Workday Tasks for Organization Management
Create Organizations:
- Create Supervisory Organization (build Supervisory Org hierarchy)
- Create Cost Center (build Cost Center hierarchy)
- Create Region (build geographic groupings)
- Create Custom Organization (build matrix or project-based orgs)
Edit Organizations:
- Edit Supervisory Organization (change superior, manager, or org details)
- Edit Cost Center (change superior, manager, or cost center details)
- Inactivate Organization (deprecate old orgs without deleting them)
View and Validate:
- View Supervisory Organization (see org details and hierarchy)
- View Organization Chart (visualize reporting structure)
- View Cost Center Hierarchy (see Cost Center roll-ups)
Assign Organizations to Workers:
- Hire Employee (assign orgs for new hires)
- Change Job (update orgs for existing workers)
- Change Organization Assignments (bulk update org assignments)
Final Thoughts
Building a Workday organization hierarchy from scratch isn’t complicated. It just requires thoughtful planning and disciplined execution.
Start with these steps:
- Design the hierarchy on paper first (align with stakeholders)
- Use superior org logic correctly (every org points to its superior)
- Keep hierarchies shallow (3-5 levels maximum)
- Follow clear naming conventions (consistent, readable, scalable)
- Build orgs BEFORE loading workers (avoid mass updates later)
- Validate the hierarchy tree before go-live (check superior relationships)
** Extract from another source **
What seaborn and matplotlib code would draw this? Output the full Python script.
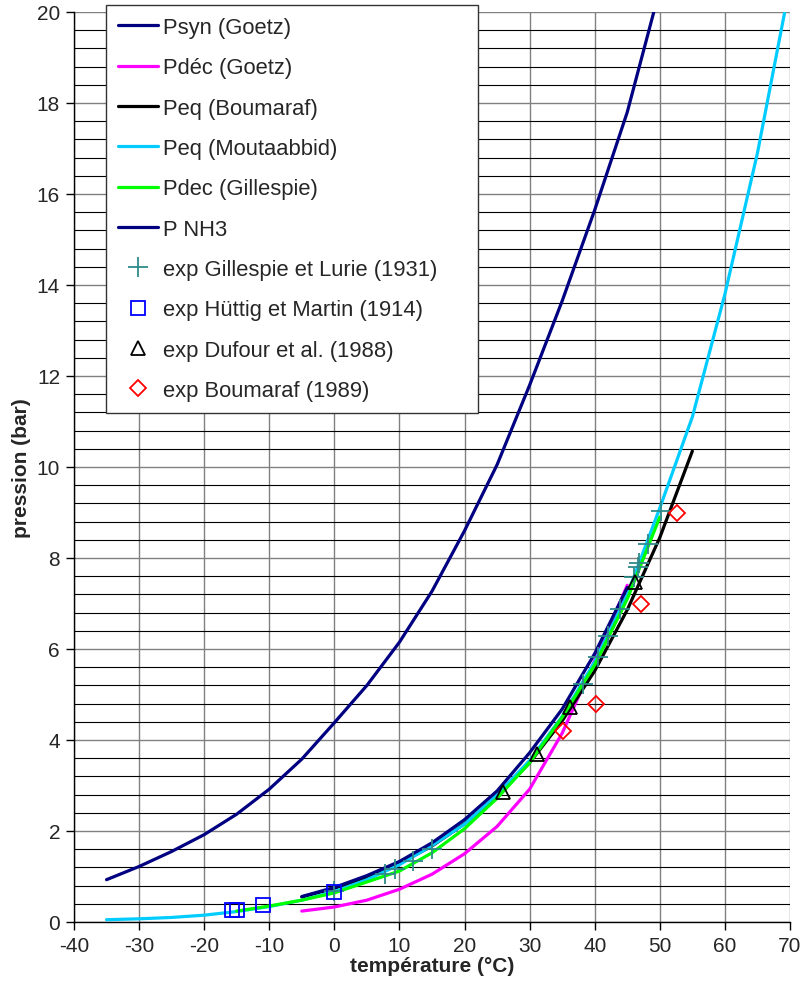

Get your organization hierarchy right from day one, and everything else in Workday works smoothly. Security flows correctly. Approvals route properly. Reports pull accurate data. Finance can reconcile costs.
Get it wrong, and you’ll spend months untangling org assignments, fixing security, and rebuilding hierarchies.
Start simple. Plan for scale. Document everything.